This is How We Are Human – Louise Beech | Book Review | #ThisIsHowWeAreHuman



Sebastian James Murphy is twenty years, six months and two days old. He loves swimming, fried eggs and Billy Ocean. Sebastian is autistic. And lonely.

Veronica wants her son Sebastian to be happy … she wants the world to accept him for who he is. She is also thinking about paying a professional to give him what he desperately wants.

Violetta is a high-class escort, who steps out into the night thinking only of money. Of her nursing degree. Paying for her dad’s care. Getting through the dark.

When these three lives collide – intertwine in unexpected ways – everything changes. For everyone.

A topical and moving drama about a mother’s love for her son, about getting it wrong when we think we know what’s best, about the lengths we go to care for family … to survive … This Is How We Are Human is a searching, rich and thought-provoking novel with an emotional core that will warm and break your heart.

Publisher: Orenda Books
Format: Ebook (10 April 2021) | Paperback (10 June 2021)
Page Count: 289
Source: Review copy

MY THOUGHTS

My thanks to THE Book Club Reviewer Group for the e-copy to review.

I’ve read and enjoyed every one of Louise Beech’s six previous books and all have been reviewed here on the blog. Her seventh, This is How We Are Human is another brilliantly thought provoking and moving read from the pen of this extremely talented author.

Sebastian James Murphy is 20 years 6 months and 2 days old at the start of the book. Sebastian has autism and there are things that are very important to him – including his fish, fried eggs, and routines. He is also obsessed with sex, or rather the lack of it, which his mother Veronica seeks to resolve.

The characters in this story just broke my heart. Sebastian who is bullied for being different. He constantly faces prejudice but ultimately just wants to be loved and accepted for who he is. His devoted mother Veronica would go the ends of the earth for him to be happy and then there is Violetta; who chooses a path that she would rather not follow but who can see no other way forward.

With the story told from three perspectives, the way that these three worlds are brought together is written with compassion and sensitivity. I have no experience with autism but given the way that Sebastian’s character has been written and, with the information contained in the acknowledgements telling how Louise received guidance from the parents of an autistic child, I trust Louise to write an authentic character that I can believe in.

Sebastian is a lovely young man but one whose behaviour can sometimes be challenging to say the least. His lack of a filter can get him into trouble with those who don’t understand but it makes him who is he is. He is also intelligent, perceptive and understands more than he is given credit for.

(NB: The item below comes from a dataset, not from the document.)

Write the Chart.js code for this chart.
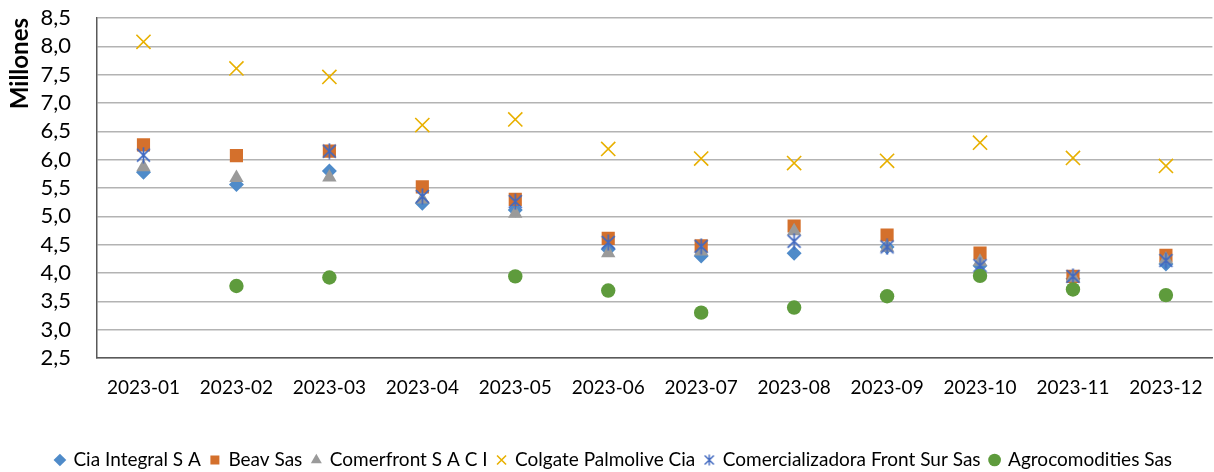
<!DOCTYPE html>
<html>
<head>
<meta charset="utf-8">
<script src="https://cdn.jsdelivr.net/npm/chart.js@4.4.1/dist/chart.umd.min.js"></script>
<style>
  html, body { margin: 0; padding: 0; background: #fff; overflow: hidden; }
  #wrap { width: 1224px; height: 472px; }
</style>
</head>
<body>
<div id="wrap"><canvas id="c"></canvas></div>
<script>
const months = ['2023-01','2023-02','2023-03','2023-04','2023-05','2023-06','2023-07','2023-08','2023-09','2023-10','2023-11','2023-12'];
const seriesNames = ['Cia Integral S A','Beav Sas','Comerfront S A C I','Colgate Palmolive Cia','Comercializadora Front Sur Sas','Agrocomodities Sas'];
const ciaIntegral      = [5.78, 5.56, 5.80, 5.23, 5.11, 4.42, 4.30, 4.35, 4.46, 4.13, 3.90, 4.16];
const beav             = [6.26, 6.07, 6.15, 5.52, 5.30, 4.61, 4.48, 4.83, 4.67, 4.35, 3.94, 4.31];
const comerfront       = [5.87, 5.68, 5.69, 5.30, 5.05, 4.35, 4.38, 4.74, 4.45, 4.20, 3.92, 4.24];
const colgate          = [8.08, 7.61, 7.46, 6.61, 6.71, 6.19, 6.02, 5.94, 5.98, 6.30, 6.03, 5.89];
const comercializadora = [6.08, null, 6.15, 5.35, 5.26, 4.54, 4.47, 4.56, 4.46, 4.13, 3.94, 4.22];
const agrocomodities   = [null, 3.77, 3.92, null, 3.94, 3.69, 3.30, 3.39, 3.59, 3.95, 3.71, 3.61];

// Excel-like "star" marker: X with a vertical bar
function makeStar(color, s, lw) {
  const cv = document.createElement('canvas');
  cv.width = s; cv.height = s;
  const g = cv.getContext('2d');
  g.strokeStyle = color; g.lineWidth = lw;
  const m = s * 0.12;
  g.beginPath();
  g.moveTo(m, m); g.lineTo(s - m, s - m);
  g.moveTo(s - m, m); g.lineTo(m, s - m);
  g.moveTo(s / 2, 0.5); g.lineTo(s / 2, s - 0.5);
  g.stroke();
  return cv;
}
const starImg = makeStar('#4169C0', 17, 1.7);
const starLegend = makeStar('#4169C0', 12, 1.4);

const FONT = "Lato, 'Open Sans', sans-serif";

const styles = [
  { pointStyle: 'rectRot',  radius: 7.5, bg: '#4F8BC9', bc: '#4F8BC9', bw: 0 },
  { pointStyle: 'rect',     radius: 9.3, bg: '#D4702C', bc: '#D4702C', bw: 0 },
  { pointStyle: 'triangle', radius: 8.3, bg: '#9A9A9A', bc: '#9A9A9A', bw: 0 },
  { pointStyle: 'crossRot', radius: 10,  bg: '#E8B000', bc: '#E8B000', bw: 1.6 },
  { pointStyle: starImg,    radius: 8.5, bg: '#4169C0', bc: '#4169C0', bw: 1.6 },
  { pointStyle: 'circle',   radius: 7.2, bg: '#5E9B3C', bc: '#5E9B3C', bw: 0 }
];
const values = [ciaIntegral, beav, comerfront, colgate, comercializadora, agrocomodities];

const datasets = values.map((arr, i) => ({
  label: seriesNames[i],
  data: arr,
  showLine: false,
  pointStyle: styles[i].pointStyle,
  pointRadius: styles[i].radius,
  pointHoverRadius: styles[i].radius,
  pointBackgroundColor: styles[i].bg,
  pointBorderColor: styles[i].bc,
  pointBorderWidth: styles[i].bw,
  backgroundColor: styles[i].bg,
  borderColor: styles[i].bc,
  borderWidth: styles[i].bw,
  order: values.length - i
}));

new Chart(document.getElementById('c'), {
  type: 'line',
  data: { labels: months, datasets },
  options: {
    responsive: true,
    maintainAspectRatio: false,
    animation: false,
    layout: { padding: { top: 18, right: 2, bottom: -7.5, left: 6 } },
    plugins: {
      tooltip: { enabled: false },
      legend: {
        position: 'bottom',
        labels: {
          usePointStyle: true,
          color: '#000',
          font: { family: FONT, size: 19 },
          padding: 10,
          boxWidth: 8,
          boxHeight: 9,
          sort: (a, b) => a.datasetIndex - b.datasetIndex,
          generateLabels: (chart) => {
            const items = Chart.defaults.plugins.legend.labels.generateLabels(chart);
            items.forEach((it) => { if (it.datasetIndex === 4) it.pointStyle = starLegend; });
            return items;
          }
        }
      }
    },
    scales: {
      x: {
        type: 'category',
        offset: true,
        grid: { display: false, drawTicks: false },
        border: { display: true, color: '#595959', width: 1.5 },
        ticks: { color: '#000', font: { family: FONT, size: 19 }, padding: 18, maxRotation: 0, autoSkip: false },
        afterFit: (s) => { s.height = 82.5; }
      },
      y: {
        min: 2.5,
        max: 8.5,
        grid: { color: '#B3B3B3', lineWidth: 1.5, drawTicks: false },
        border: { display: true, color: '#595959', width: 1.5 },
        ticks: {
          stepSize: 0.5,
          autoSkip: false,
          color: '#000',
          font: { family: FONT, size: 22 },
          padding: 26,
          callback: (v) => Number(v).toFixed(1).replace('.', ',')
        },
        title: {
          display: true,
          text: 'Millones',
          align: 'end',
          color: '#000',
          font: { family: FONT, size: 24, weight: 'bold' },
          padding: { top: 0, bottom: 2 }
        },
        afterFit: (s) => { s.width = 91; s.paddingTop = 13; s.paddingBottom = 13; }
      }
    }
  }
});
</script>
</body>
</html>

Veronica is fiercely protective of Sebastian and a little jealous of anyone else who should come into his life. After his father died she has fought for Sebastian on her own, he is her life. However there are times when she can’t always see that he doesn’t want or need her to fight all his battles and this is where she makes some questionable decisions.

Violetta’s part in the story made me want to weep. What she endures to fulfil a promise is heartbreaking. I so wanted her to find her happy ever after that she deserved.

This is How We Are Human is an extraordinary and powerful story and my review can’t possibly do it justice. It is one that you absolutely must read for yourself. Louise Beech has written another stunning book.

ABOUT THE AUTHOR


Louise Beech is an exceptional literary talent, whose debut novel How To Be Brave was a Guardian Readers’ Choice for 2015. The follow-up, The Mountain in My Shoe was shortlisted for Not the Booker Prize. Both of her previous books Maria in the Moon and The Lion Tamer Who Lost were widely reviewed, critically acclaimed and number-one bestsellers on Kindle. The Lion Tamer Who Lost was shortlisted for the RNA Most Popular Romantic Novel Award in 2019. Her short fiction has won the Glass Woman Prize, the Eric Hoffer Award for Prose, and the Aesthetica Creative Works competition, as well as shortlisting for the Bridport Prize twice. Louise lives with her husband on the outskirts of Hull, and loves her job as a Front of House Usher at Hull Truck Theatre, where her first play was performed in 2012.